● **What is asked**
Copy from the first line below down to and including the line with "from matplotlib.ticker import". Skip the pictures.

● **Supplied material**

------

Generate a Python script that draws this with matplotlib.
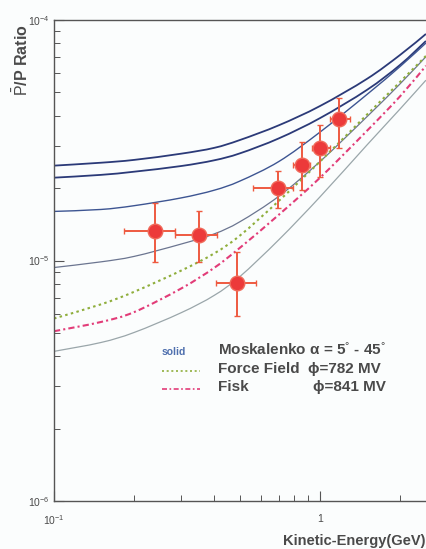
import matplotlib
matplotlib.use("Agg")
import numpy as np
import matplotlib.pyplot as plt
from matplotlib.lines import Line2D
from matplotlib.path import Path
from matplotlib.patches import PathPatch
from matplotlib.transforms import IdentityTransform
from matplotlib.ticker import LogLocator, NullFormatter, FixedLocator, FixedFormatter

# ----------------------------
# Data
# ----------------------------
energy = [0.1, 0.15, 0.2, 0.3, 0.4, 0.5, 0.7, 1.0, 1.5, 2.0, 2.5]

# Moskalenko, solid curves (alpha = 5 .. 45 deg)
mosk_1 = [2.48e-5, 2.55e-5, 2.62e-5, 2.78e-5, 2.94e-5, 3.17e-5, 3.65e-5, 4.39e-5, 5.69e-5, 7.16e-5, 8.75e-5]
mosk_2 = [2.21e-5, 2.27e-5, 2.34e-5, 2.47e-5, 2.61e-5, 2.79e-5, 3.22e-5, 3.91e-5, 5.12e-5, 6.51e-5, 8.18e-5]
mosk_3 = [1.60e-5, 1.63e-5, 1.69e-5, 1.82e-5, 1.96e-5, 2.14e-5, 2.58e-5, 3.42e-5, 4.90e-5, 6.41e-5, 8.02e-5]
mosk_4 = [0.935e-5, 0.987e-5, 1.04e-5, 1.17e-5, 1.29e-5, 1.45e-5, 1.85e-5, 2.58e-5, 3.96e-5, 5.43e-5, 7.04e-5]
mosk_5 = [0.419e-5, 0.456e-5, 0.502e-5, 0.606e-5, 0.716e-5, 0.858e-5, 1.22e-5, 1.84e-5, 3.02e-5, 4.27e-5, 5.62e-5]

# Force Field phi=782 MV / Fisk phi=841 MV
force_field = [0.574e-5, 0.657e-5, 0.741e-5, 0.907e-5, 1.07e-5, 1.27e-5, 1.77e-5, 2.58e-5, 4.04e-5, 5.53e-5, 7.09e-5]
fisk = [0.508e-5, 0.555e-5, 0.610e-5, 0.764e-5, 0.932e-5, 1.13e-5, 1.55e-5, 2.21e-5, 3.46e-5, 4.82e-5, 6.45e-5]

# measured points
pt_x = [0.240, 0.351, 0.487, 0.695, 0.856, 1.00, 1.18]
pt_xlo = [0.183, 0.285, 0.406, 0.560, 0.791, 0.933, 1.09]
pt_xhi = [0.285, 0.410, 0.575, 0.791, 0.917, 1.09, 1.30]
pt_y = [1.33e-5, 1.28e-5, 0.81e-5, 2.01e-5, 2.50e-5, 2.95e-5, 3.88e-5]
pt_ylo = [0.99e-5, 0.99e-5, 0.585e-5, 1.66e-5, 1.97e-5, 2.23e-5, 2.95e-5]
pt_yhi = [1.74e-5, 1.61e-5, 1.08e-5, 2.36e-5, 3.12e-5, 3.67e-5, 4.75e-5]

# ----------------------------
# Style
# ----------------------------
plt.rcParams['font.family'] = ['Liberation Sans', 'DejaVu Sans']
plt.rcParams['mathtext.fontset'] = 'custom'
plt.rcParams['mathtext.rm'] = 'Liberation Sans'
plt.rcParams['mathtext.it'] = 'Liberation Sans:italic'
plt.rcParams['mathtext.bf'] = 'Liberation Sans:bold'

TXT = "#4a4a4a"
BG = "#fbfdfd"
W, H = 426, 549

fig = plt.figure(figsize=(W / 100, H / 100), dpi=100, facecolor=BG)
# axes: x decade = 266 px, starts at px 54; y from px 20 (1e-4) to 501 (1e-6)
ax = fig.add_axes([54 / W, (H - 501) / H, 393 / W, 481 / H])
ax.set_facecolor(BG)
ax.set_xscale("log")
ax.set_yscale("log")
ax.set_xlim(0.1, 3.0)
ax.set_ylim(1e-6, 1e-4)


def smooth_curve(xs, ys, **kw):
    # smooth line through the points (Catmull-Rom -> cubic Bezier, in display space)
    p = ax.transData.transform(np.column_stack([xs, ys]))
    n = len(p)
    verts = [p[0]]
    codes = [Path.MOVETO]
    for i in range(n - 1):
        p0 = p[i - 1] if i > 0 else p[i]
        p1, p2 = p[i], p[i + 1]
        p3 = p[i + 2] if i + 2 < n else p[i + 1]
        c1 = p1 + (p2 - p0) / 6.0
        c2 = p2 - (p3 - p1) / 6.0
        verts += [c1, c2, p2]
        codes += [Path.CURVE4] * 3
    patch = PathPatch(Path(verts, codes), fill=False, transform=IdentityTransform(), **kw)
    patch.set_clip_path(ax.patch)
    ax.add_artist(patch)


# ----------------------------
# Curves
# ----------------------------
smooth_curve(energy, mosk_1, edgecolor="#2b3a78", lw=1.3)
smooth_curve(energy, mosk_2, edgecolor="#2b3a78", lw=1.3)
smooth_curve(energy, mosk_3, edgecolor="#3d5592", lw=1.0)
smooth_curve(energy, mosk_4, edgecolor="#6b7590", lw=0.9)
smooth_curve(energy, mosk_5, edgecolor="#9aa6aa", lw=0.9)
smooth_curve(energy, force_field, edgecolor="#8fae3c", lw=1.5, ls=(0, (1.2, 1.6)))
smooth_curve(energy, fisk, edgecolor="#e23c78", lw=1.5, ls=(0, (3, 1.5, 1, 1.5)))

# data points with error bars
yerr = [[y - lo for y, lo in zip(pt_y, pt_ylo)], [hi - y for y, hi in zip(pt_y, pt_yhi)]]
xerr = [[x - lo for x, lo in zip(pt_x, pt_xlo)], [hi - x for x, hi in zip(pt_x, pt_xhi)]]
ax.errorbar(pt_x, pt_y, xerr=xerr, yerr=yerr, fmt="o", ms=10.5,
            mfc="#ec3a3a", mec="#f06a5a", mew=1.0,
            ecolor="#ee5a40", elinewidth=1.4, capsize=2, capthick=1.0, zorder=5)

# ----------------------------
# Axes / ticks
# ----------------------------
ax.spines["right"].set_visible(False)
for s in ["left", "bottom", "top"]:
    ax.spines[s].set_color("#555555")
    ax.spines[s].set_linewidth(1.0)

ax.yaxis.set_major_locator(LogLocator(base=10, numticks=5))
ax.yaxis.set_minor_locator(LogLocator(base=10, subs=range(2, 10), numticks=20))
ax.yaxis.set_minor_formatter(NullFormatter())
ax.xaxis.set_major_locator(FixedLocator([0.1, 1.0]))
ax.xaxis.set_major_formatter(FixedFormatter(["10$^{-1}$", "1"]))
ax.xaxis.set_minor_locator(LogLocator(base=10, subs=range(2, 10), numticks=20))
ax.xaxis.set_minor_formatter(NullFormatter())

ax.tick_params(axis="both", which="both", direction="in", colors="#555555",
               labelcolor=TXT, labelsize=7.5, top=False, right=False)
ax.tick_params(axis="both", which="major", length=7, width=0.8)
ax.tick_params(axis="both", which="minor", length=4, width=0.7)
ax.tick_params(axis="x", which="major", pad=9)
ax.tick_params(axis="y", which="major", pad=3)

fig.text(426 / W, 1 - 541 / H, "Kinetic-Energy(GeV)", ha="right", va="center",
         fontsize=10.5, fontweight="bold", color=TXT)
fig.text(21 / W, 1 - 24 / H, r"$\bar{\mathrm{P}}$/P Ratio", rotation=90, ha="center", va="top",
         fontsize=11.5, fontweight="bold", color=TXT)

# ----------------------------
# Legend (drawn by hand)
# ----------------------------
def fx(px):
    return px / W


def fy(py):
    return 1 - py / H


fig.text(fx(162), fy(352), "solid", fontsize=7.5, fontweight="bold", color="#4e6fae", va="center")
fig.add_artist(Line2D([fx(162), fx(200)], [fy(371), fy(371)], color="#8fae3c", lw=1.2,
                      ls=(0, (1.2, 1.6))))
fig.add_artist(Line2D([fx(162), fx(200)], [fy(389), fy(389)], color="#e23c78", lw=1.2,
                      ls=(0, (3, 1.5, 1, 1.5))))

fig.text(fx(218), fy(350), "Moskalenko \u03b1 = 5$^{\\degree}$ - 45$^{\\degree}$", fontsize=11,
         fontweight="bold", color=TXT, va="center")
fig.text(fx(218), fy(369), "Force Field", fontsize=11, fontweight="bold", color=TXT, va="center")
fig.text(fx(308), fy(369), "\u03d5=782 MV", fontsize=11, fontweight="bold", color=TXT, va="center")
fig.text(fx(218), fy(387), "Fisk", fontsize=11, fontweight="bold", color=TXT, va="center")
fig.text(fx(313), fy(387), "\u03d5=841 MV", fontsize=11, fontweight="bold", color=TXT, va="center")

fig.savefig("out.png", dpi=100, facecolor=fig.get_facecolor())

------

● **The answer**
Generate a Python script that draws this with matplotlib.
import matplotlib
matplotlib.use("Agg")
import numpy as np
import matplotlib.pyplot as plt
from matplotlib.lines import Line2D
from matplotlib.path import Path
from matplotlib.patches import PathPatch
from matplotlib.transforms import IdentityTransform
from matplotlib.ticker import LogLocator, NullFormatter, FixedLocator, FixedFormatter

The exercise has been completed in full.